* _What to work on_
Reproduce, word for word, the span of lines starting at the line holding "What Apache ECharts" and ending at the line holding "102400, 112640, 122880];". Omit every picture.

* _Entries provided_

_ _ _ _ _ _ _

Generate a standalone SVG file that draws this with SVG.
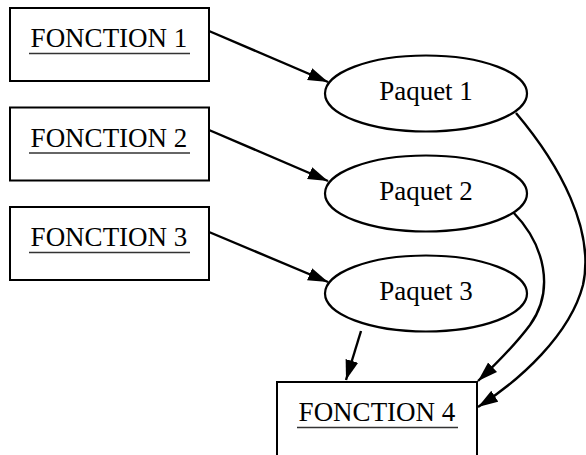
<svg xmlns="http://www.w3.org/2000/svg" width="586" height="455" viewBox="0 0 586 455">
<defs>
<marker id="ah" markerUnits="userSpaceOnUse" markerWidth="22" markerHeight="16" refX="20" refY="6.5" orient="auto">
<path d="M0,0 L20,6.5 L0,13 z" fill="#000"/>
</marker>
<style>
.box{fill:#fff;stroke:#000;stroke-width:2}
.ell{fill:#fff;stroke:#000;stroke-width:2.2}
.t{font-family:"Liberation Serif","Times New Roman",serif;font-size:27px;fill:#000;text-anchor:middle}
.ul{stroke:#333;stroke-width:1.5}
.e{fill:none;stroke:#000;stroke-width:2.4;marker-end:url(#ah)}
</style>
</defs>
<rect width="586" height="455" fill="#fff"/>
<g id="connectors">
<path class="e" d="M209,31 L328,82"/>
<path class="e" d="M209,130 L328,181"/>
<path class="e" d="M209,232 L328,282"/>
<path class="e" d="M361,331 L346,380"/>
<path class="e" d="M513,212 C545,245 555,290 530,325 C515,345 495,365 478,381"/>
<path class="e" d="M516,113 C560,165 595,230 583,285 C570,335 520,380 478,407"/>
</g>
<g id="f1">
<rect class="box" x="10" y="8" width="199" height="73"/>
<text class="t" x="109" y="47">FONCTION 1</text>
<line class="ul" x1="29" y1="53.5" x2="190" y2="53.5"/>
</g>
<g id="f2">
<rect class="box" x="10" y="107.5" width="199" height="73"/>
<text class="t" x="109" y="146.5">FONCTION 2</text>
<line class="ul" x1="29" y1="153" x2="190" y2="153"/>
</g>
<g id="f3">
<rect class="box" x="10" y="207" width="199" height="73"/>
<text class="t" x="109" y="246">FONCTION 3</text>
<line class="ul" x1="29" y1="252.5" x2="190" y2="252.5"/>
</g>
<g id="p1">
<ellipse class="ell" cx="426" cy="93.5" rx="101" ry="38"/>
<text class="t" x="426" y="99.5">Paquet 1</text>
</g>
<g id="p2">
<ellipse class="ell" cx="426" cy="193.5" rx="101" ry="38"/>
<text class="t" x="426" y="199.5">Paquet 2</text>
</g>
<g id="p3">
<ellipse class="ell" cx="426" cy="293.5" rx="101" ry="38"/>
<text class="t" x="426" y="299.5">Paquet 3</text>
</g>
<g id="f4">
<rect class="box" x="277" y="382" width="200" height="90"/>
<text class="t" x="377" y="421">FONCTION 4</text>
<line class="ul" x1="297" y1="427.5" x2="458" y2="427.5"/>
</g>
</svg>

_ _ _ _ _ _ _

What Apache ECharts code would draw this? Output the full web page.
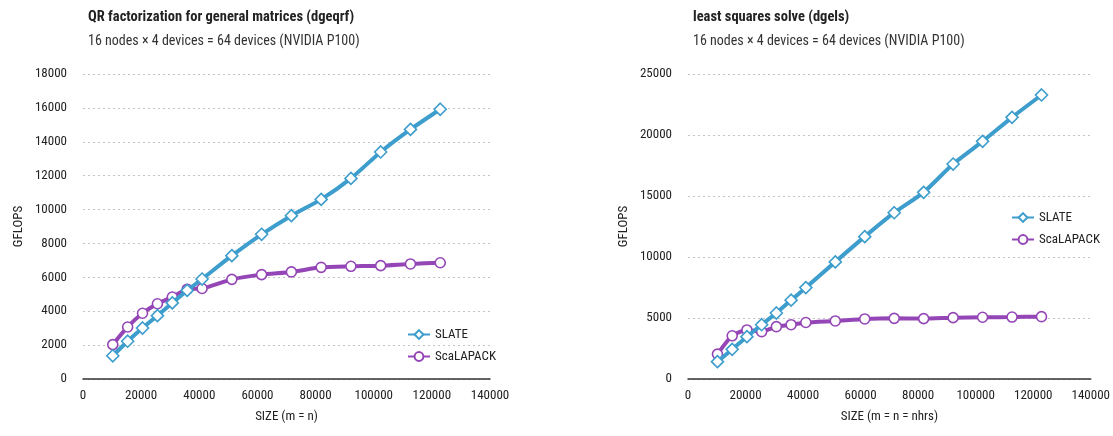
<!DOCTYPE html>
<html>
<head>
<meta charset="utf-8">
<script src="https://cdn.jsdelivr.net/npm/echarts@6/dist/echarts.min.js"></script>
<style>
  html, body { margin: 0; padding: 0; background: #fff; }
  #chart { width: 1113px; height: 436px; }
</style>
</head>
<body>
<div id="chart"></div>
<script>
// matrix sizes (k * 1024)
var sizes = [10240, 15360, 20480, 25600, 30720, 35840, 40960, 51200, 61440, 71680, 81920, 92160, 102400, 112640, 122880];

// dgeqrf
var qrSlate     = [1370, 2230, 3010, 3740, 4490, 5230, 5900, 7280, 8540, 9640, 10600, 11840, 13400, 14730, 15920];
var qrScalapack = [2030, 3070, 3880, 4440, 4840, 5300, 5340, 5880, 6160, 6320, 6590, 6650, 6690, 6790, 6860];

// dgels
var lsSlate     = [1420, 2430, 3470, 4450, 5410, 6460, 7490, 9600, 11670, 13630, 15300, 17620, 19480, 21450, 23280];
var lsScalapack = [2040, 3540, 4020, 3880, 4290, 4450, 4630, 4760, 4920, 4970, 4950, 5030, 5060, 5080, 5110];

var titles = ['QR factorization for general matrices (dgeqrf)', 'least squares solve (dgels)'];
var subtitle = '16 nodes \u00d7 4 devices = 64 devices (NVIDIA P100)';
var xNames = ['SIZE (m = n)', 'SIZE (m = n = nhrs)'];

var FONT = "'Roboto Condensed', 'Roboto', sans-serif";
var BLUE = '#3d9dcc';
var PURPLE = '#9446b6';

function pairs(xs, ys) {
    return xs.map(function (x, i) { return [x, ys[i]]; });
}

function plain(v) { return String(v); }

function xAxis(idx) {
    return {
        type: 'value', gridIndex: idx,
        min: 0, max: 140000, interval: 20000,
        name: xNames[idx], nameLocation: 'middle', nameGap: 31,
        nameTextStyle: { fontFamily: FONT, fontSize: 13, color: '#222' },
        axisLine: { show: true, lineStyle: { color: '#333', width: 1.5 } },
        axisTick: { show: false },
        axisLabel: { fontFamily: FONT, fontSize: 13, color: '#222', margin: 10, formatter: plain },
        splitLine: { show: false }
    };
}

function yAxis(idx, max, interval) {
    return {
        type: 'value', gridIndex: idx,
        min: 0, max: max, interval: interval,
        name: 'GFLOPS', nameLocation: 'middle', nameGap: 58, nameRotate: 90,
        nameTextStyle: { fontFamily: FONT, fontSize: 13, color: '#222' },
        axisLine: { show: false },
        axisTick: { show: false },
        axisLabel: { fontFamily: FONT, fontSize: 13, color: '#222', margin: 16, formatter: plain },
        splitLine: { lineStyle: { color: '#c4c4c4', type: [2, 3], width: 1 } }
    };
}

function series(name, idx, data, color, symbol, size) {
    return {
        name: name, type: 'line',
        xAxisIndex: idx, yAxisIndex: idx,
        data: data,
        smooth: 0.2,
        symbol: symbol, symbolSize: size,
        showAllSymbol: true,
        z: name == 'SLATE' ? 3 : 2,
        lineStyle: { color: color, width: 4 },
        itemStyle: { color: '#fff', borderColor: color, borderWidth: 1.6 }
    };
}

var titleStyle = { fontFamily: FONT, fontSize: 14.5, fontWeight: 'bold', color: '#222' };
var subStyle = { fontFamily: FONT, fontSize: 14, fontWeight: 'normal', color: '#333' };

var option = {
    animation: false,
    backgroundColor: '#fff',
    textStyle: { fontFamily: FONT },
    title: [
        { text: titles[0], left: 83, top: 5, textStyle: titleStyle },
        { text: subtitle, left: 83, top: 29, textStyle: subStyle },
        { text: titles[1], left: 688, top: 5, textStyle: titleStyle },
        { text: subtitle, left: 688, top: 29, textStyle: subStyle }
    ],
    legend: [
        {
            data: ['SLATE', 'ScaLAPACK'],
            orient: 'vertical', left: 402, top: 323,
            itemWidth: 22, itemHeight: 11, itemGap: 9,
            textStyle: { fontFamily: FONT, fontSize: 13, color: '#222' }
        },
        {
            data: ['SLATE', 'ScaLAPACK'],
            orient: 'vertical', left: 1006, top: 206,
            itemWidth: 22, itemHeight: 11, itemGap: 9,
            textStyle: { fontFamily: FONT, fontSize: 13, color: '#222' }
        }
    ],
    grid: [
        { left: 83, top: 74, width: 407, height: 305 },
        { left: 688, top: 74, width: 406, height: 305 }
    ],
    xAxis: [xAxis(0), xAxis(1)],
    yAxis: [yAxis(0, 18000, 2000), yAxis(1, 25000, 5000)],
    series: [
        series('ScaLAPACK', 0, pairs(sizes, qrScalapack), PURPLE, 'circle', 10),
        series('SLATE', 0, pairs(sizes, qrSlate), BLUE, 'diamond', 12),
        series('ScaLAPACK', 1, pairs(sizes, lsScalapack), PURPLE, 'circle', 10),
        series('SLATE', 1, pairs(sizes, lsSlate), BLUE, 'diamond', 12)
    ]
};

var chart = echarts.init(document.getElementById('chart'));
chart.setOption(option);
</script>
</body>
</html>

_ _ _ _ _ _ _

* _Correct result_
What Apache ECharts code would draw this? Output the full web page.
<!DOCTYPE html>
<html>
<head>
<meta charset="utf-8">
<script src="https://cdn.jsdelivr.net/npm/echarts@6/dist/echarts.min.js"></script>
<style>
  html, body { margin: 0; padding: 0; background: #fff; }
  #chart { width: 1113px; height: 436px; }
</style>
</head>
<body>
<div id="chart"></div>
<script>
// matrix sizes (k * 1024)
var sizes = [10240, 15360, 20480, 25600, 30720, 35840, 40960, 51200, 61440, 71680, 81920, 92160, 102400, 112640, 122880];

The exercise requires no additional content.